Au premier abord, l'arrivée de Pierre Karl Péladeau dans l'équipe péquiste peut sembler être un très bon coup pour le PQ. Je n'en suis pas sûr. Il est vrai que le recrutement de ce candidat-vedette a fait du bruit et qu'il a permis à la première ministre de gagner la journée de dimanche dans la bataille médiatique.

Mais en recrutant le propriétaire d'un empire médiatique et économique, la question des conflits d'intérêts allait se poser. Pourtant, Pauline Marois et PKP étaient étonnamment mal préparés pour ce débat inévitable. Cette question, depuis deux jours, pousse Mme Marois sur la défensive; elle est devenue un boulet qui éclipse la qualité de la candidature. Et ce n'est pas fini.

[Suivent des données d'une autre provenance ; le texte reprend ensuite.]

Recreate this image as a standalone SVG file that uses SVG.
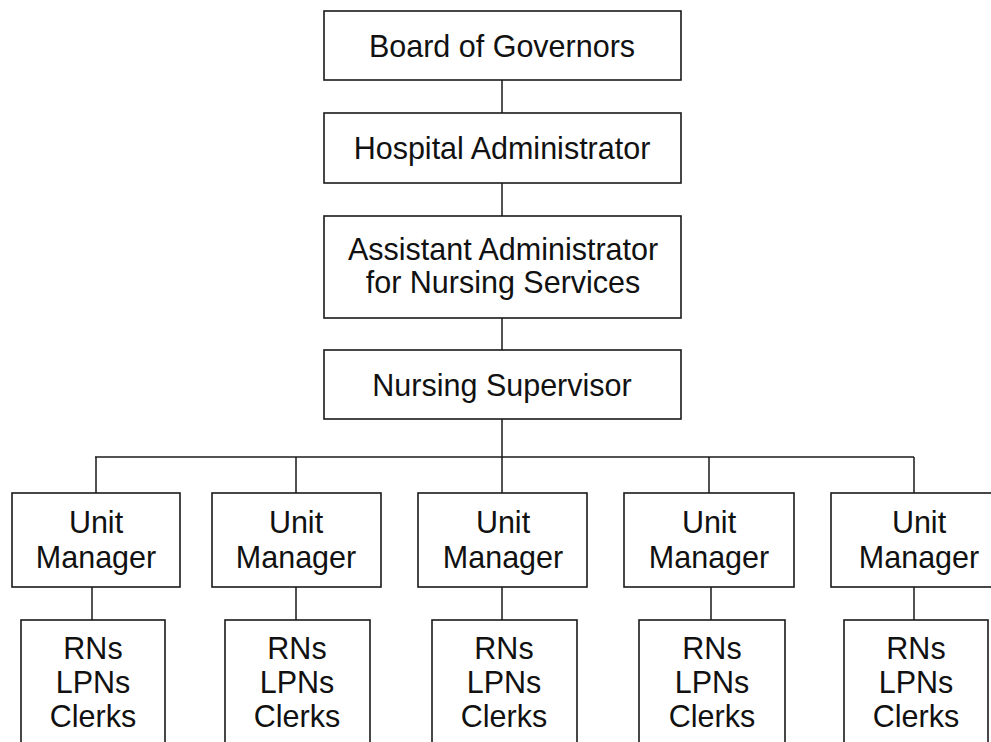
<svg xmlns="http://www.w3.org/2000/svg" width="991" height="742" viewBox="0 0 991 742">
  <style>
    .box { fill: #fff; stroke: #1a1a1a; stroke-width: 1.6; }
    .ln { fill: none; stroke: #1a1a1a; stroke-width: 1.5; }
    text { font-family: "Liberation Sans", Arial, Helvetica, sans-serif; font-size: 30.5px; fill: #111; text-anchor: middle; }
  </style>
  <rect width="991" height="742" fill="#fff"/>

  <!-- connectors -->
  <g id="connectors">
    <path class="ln" d="M502 80 V113 M502 183 V216 M502 318 V350 M502 419 V493"/>
    <path class="ln" d="M95 457 H914"/>
    <path class="ln" d="M96 457 V493 M296 457 V493 M709 457 V493 M914 457 V493"/>
    <path class="ln" d="M92 587 V620 M296 587 V620 M502 587 V620 M711 587 V620 M914 587 V620"/>
  </g>

  <!-- top chain -->
  <g id="board">
    <rect class="box" x="324" y="11" width="357" height="69"/>
    <text x="502" y="57">Board of Governors</text>
  </g>
  <g id="hospital-admin">
    <rect class="box" x="324" y="113" width="357" height="70"/>
    <text x="502" y="159">Hospital Administrator</text>
  </g>
  <g id="assistant-admin">
    <rect class="box" x="324" y="216" width="357" height="102"/>
    <text x="503" y="260">Assistant Administrator</text>
    <text x="503" y="293">for Nursing Services</text>
  </g>
  <g id="nursing-supervisor">
    <rect class="box" x="324" y="350" width="357" height="69"/>
    <text x="502" y="396">Nursing Supervisor</text>
  </g>

  <!-- unit managers -->
  <g id="um1">
    <rect class="box" x="12" y="493" width="168" height="94"/>
    <text x="96" y="533">Unit</text>
    <text x="96" y="568">Manager</text>
  </g>
  <g id="um2">
    <rect class="box" x="212" y="493" width="169" height="94"/>
    <text x="296" y="533">Unit</text>
    <text x="296" y="568">Manager</text>
  </g>
  <g id="um3">
    <rect class="box" x="418" y="493" width="169" height="94"/>
    <text x="503" y="533">Unit</text>
    <text x="503" y="568">Manager</text>
  </g>
  <g id="um4">
    <rect class="box" x="624" y="493" width="170" height="94"/>
    <text x="709" y="533">Unit</text>
    <text x="709" y="568">Manager</text>
  </g>
  <g id="um5">
    <rect class="box" x="831" y="493" width="170" height="94"/>
    <text x="919" y="533">Unit</text>
    <text x="919" y="568">Manager</text>
  </g>

  <!-- staff boxes -->
  <g id="staff1">
    <rect class="box" x="21" y="620" width="144" height="140"/>
    <text x="93" y="659">RNs</text>
    <text x="93" y="693">LPNs</text>
    <text x="93" y="727">Clerks</text>
  </g>
  <g id="staff2">
    <rect class="box" x="225" y="620" width="145" height="140"/>
    <text x="297" y="659">RNs</text>
    <text x="297" y="693">LPNs</text>
    <text x="297" y="727">Clerks</text>
  </g>
  <g id="staff3">
    <rect class="box" x="432" y="620" width="145" height="140"/>
    <text x="504" y="659">RNs</text>
    <text x="504" y="693">LPNs</text>
    <text x="504" y="727">Clerks</text>
  </g>
  <g id="staff4">
    <rect class="box" x="639" y="620" width="146" height="140"/>
    <text x="712" y="659">RNs</text>
    <text x="712" y="693">LPNs</text>
    <text x="712" y="727">Clerks</text>
  </g>
  <g id="staff5">
    <rect class="box" x="844" y="620" width="144" height="140"/>
    <text x="916" y="659">RNs</text>
    <text x="916" y="693">LPNs</text>
    <text x="916" y="727">Clerks</text>
  </g>
</svg>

Pour éviter le risque de conflits d'intérêts, la réponse de Mme Marois et de son candidat est qu'il confie, comme le veut la pratique, ses actions de Québecor à une fiducie sans droit de regard. Ainsi, il n'aurait plus un mot à dire sur la gestion de son entreprise, quoiqu'il ait déjà interdit au fiduciaire de vendre des actions de Québecor. Comme il restera actionnaire de contrôle de l'entreprise, tout ce qui la favorise le favorisera lui aussi quand il récupérera ses actions au terme de sa vie politique.

Pour éviter ce second problème, il faudrait que M. Péladeau se retire des discussions, par exemple au conseil des ministres, qui pourraient affecter le groupe dont il a le contrôle. Contrairement aux navires de Paul Martin, que l'on cite souvent en exemple, Québecor est un groupe extrêmement diversifié - téléphonie, câble, édition, spectacles, production télé, commerce de détail, sport professionnel et, évidemment, les médias. En outre, un important bloc d'actions de Québecor Média est détenu par la Caisse de dépôt. Il y a tellement de dossiers où un conflit serait possible qu'il faudrait installer des portes battantes à la salle du conseil des ministres!

Enfin, il faut tenir compte du fait que Québecor est d'abord un empire médiatique. Cela soulève non seulement des problèmes de conflits d'intérêts, mais de possibles jeux d'influence qui peuvent pervertir la démocratie. Le code que gère le Commissaire à l'éthique et à la déontologie n'est pas adapté pour traiter de ces jeux indirects et souterrains.

Par contre, la demande des libéraux et des caquistes à l'effet que M. Péladeau vende ses actions n'est pas réaliste. Rappelons que c'est ce que Mme Marois, que les contradictions ne gênent pas, avait réclamé du libéral David Whissell, actionnaire d'une entreprise d'asphaltage. On peut toutefois comprendre que M. Péladeau refuse de sacrifier son oeuvre et de compromettre l'intégrité du groupe qu'il a développé.

Alors, quelle est la solution? Dans une démocratie avancée, quand on dirige un empire de ce genre, et qu'on ne veut pas y renoncer, on ne devrait pas faire le saut en politique. Il y a des activités qui sont incompatibles avec la fonction de ministre.

On le voit déjà. Si l'arrivée de PKP permet au PQ de gagner des points, par exemple à Québec ou dans le 450, on peut déjà se demander quel poste ministériel celui-ci pourrait occuper sans créer des crises idéologiques ou sans susciter des craintes de conflits d'intérêts.

En fait, il est assez évident que l'arrivée de M. Péladeau est moins utile pour renforcer l'équipe ministérielle que pour la promotion de la souveraineté, entre autres pour rassurer les Québécois sur les risques économiques de l'indépendance.

C'est d'ailleurs de souveraineté dont parlait M. Péladeau dans La Presse d'hier, où il évoquait le rôle qu'il pourrait jouer pour négocier avec le Canada après un référendum gagnant. Quand on sait l'extrême prudence avec laquelle Mme Marois traite du thème référendaire, on peut dire que PKP, au jour trois de sa nomination, a déjà mis sa chef dans l'embarras.